Balanced Audio on TRS

TRS can be used to carry a (mono) balanced signal (not common). For example, see the female 6.3mm TRS input on the XLR diagram above. The TRS input says “BAL OR UNBAL” beside it. A TRS balanced signal looks like this:

Signal Levels: Passive, Powered, Amplified

These are not “official terms,” but I would say there are three “signal levels.”

A passive signal is the signal a microphone produces for example. The signal is generated by the physical movement of the internal parts of a microphone. These signals must be amplified and are therefore sensitive to noise because any noise picked up will be amplified along with the audio signal. For this reason, passive signals often use balanced audio. Passive signals cannot even drive headphones.

A powered signal is the most common type. Once any electronics are involved, there are small amplifiers to drive the signal. Any powered signal can drive headphones, but usually not a speaker without external power.

An amplified signal can by itself drive a large speaker that does not have external power. Notice, with mono audio, some amplifiers will output an amplified signal via TS capable of driving a large speaker. You must use a robust TS mono cable to carry this signal to drive the speaker and not all TS mono cables are capable of this.

RCA Connectors

RCA connectors are common enough to warrant their own heading. They usually carry unbalanced mono signals and come in color-coded pairs for stereo.

Analog Versus Digital

All signals I refer to here are analog. USB is a good example of digital. Digital signals can be manipulated by software and digital can travel lossless over long distances.

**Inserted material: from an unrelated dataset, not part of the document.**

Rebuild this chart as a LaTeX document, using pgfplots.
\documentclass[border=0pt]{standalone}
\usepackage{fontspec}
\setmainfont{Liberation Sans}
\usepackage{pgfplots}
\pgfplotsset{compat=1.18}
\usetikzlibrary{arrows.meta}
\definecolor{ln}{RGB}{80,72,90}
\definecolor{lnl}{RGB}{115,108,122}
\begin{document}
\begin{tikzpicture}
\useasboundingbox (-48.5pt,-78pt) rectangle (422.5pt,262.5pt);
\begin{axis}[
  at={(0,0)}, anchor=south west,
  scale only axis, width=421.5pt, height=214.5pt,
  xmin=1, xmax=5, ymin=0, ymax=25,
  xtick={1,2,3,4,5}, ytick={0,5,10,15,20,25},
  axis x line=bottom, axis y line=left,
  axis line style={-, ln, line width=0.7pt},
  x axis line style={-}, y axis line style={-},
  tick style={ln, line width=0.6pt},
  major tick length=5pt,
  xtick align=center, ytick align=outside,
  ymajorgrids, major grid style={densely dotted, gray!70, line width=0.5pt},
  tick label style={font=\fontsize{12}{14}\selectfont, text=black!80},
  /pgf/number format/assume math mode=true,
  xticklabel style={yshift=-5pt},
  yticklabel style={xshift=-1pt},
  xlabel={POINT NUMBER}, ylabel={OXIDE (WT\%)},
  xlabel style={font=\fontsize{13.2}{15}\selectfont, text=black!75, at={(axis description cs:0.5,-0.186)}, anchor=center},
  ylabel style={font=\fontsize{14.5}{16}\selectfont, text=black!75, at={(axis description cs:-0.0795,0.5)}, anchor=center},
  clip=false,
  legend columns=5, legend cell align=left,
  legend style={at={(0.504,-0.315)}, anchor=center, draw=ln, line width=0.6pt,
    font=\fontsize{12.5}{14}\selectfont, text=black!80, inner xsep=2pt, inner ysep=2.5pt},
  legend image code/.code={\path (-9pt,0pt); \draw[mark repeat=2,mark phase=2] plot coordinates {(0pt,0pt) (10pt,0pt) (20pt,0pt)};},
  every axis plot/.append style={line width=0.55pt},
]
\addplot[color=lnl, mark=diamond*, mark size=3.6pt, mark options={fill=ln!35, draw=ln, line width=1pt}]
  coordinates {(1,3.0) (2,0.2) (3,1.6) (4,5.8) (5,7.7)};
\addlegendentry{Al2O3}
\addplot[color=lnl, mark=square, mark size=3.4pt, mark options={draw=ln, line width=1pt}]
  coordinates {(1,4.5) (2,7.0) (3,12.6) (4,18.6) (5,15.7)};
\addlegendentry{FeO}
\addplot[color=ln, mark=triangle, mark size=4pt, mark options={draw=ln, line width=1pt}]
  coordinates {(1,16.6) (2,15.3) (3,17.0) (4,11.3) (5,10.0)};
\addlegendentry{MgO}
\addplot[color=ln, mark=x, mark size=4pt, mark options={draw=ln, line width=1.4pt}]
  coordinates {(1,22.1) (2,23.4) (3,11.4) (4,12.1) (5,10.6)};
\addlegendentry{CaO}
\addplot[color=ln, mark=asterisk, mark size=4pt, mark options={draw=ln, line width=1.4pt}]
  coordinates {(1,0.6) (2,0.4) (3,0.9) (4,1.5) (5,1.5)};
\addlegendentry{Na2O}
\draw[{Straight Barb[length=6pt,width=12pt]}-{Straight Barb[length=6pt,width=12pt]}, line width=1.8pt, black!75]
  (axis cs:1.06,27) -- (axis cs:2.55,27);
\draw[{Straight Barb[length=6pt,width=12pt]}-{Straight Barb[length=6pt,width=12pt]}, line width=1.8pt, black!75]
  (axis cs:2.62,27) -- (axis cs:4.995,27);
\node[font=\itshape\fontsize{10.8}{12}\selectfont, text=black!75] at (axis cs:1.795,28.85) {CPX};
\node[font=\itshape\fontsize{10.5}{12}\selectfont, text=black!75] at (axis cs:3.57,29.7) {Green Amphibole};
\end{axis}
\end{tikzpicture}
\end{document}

Digital has its advantages, but the conversion to digital and back to analog means delay even locally so once you are dealing with digital signals, you cannot listen to locally-produced sounds in real-time because you can perceive the small delay.

Bluetooth Transmitter

Once you have an audio signal on a standard headphone TRS, notice how versatile a Bluetooth transmitter can be with battery-powered Bluetooth speakers. Search for a Bluetooth transmitter and find many options, very affordable.

Bluetooth Receiver

If you want to mix in a pre-recorded track, a Bluetooth receiver is a great option to connect a music-playing smartphone or other digital device to your mixer. Many options, very affordable.

Surround Sound

I don’t know! I’m sure a home theater system salesman can talk for hours about it for free though!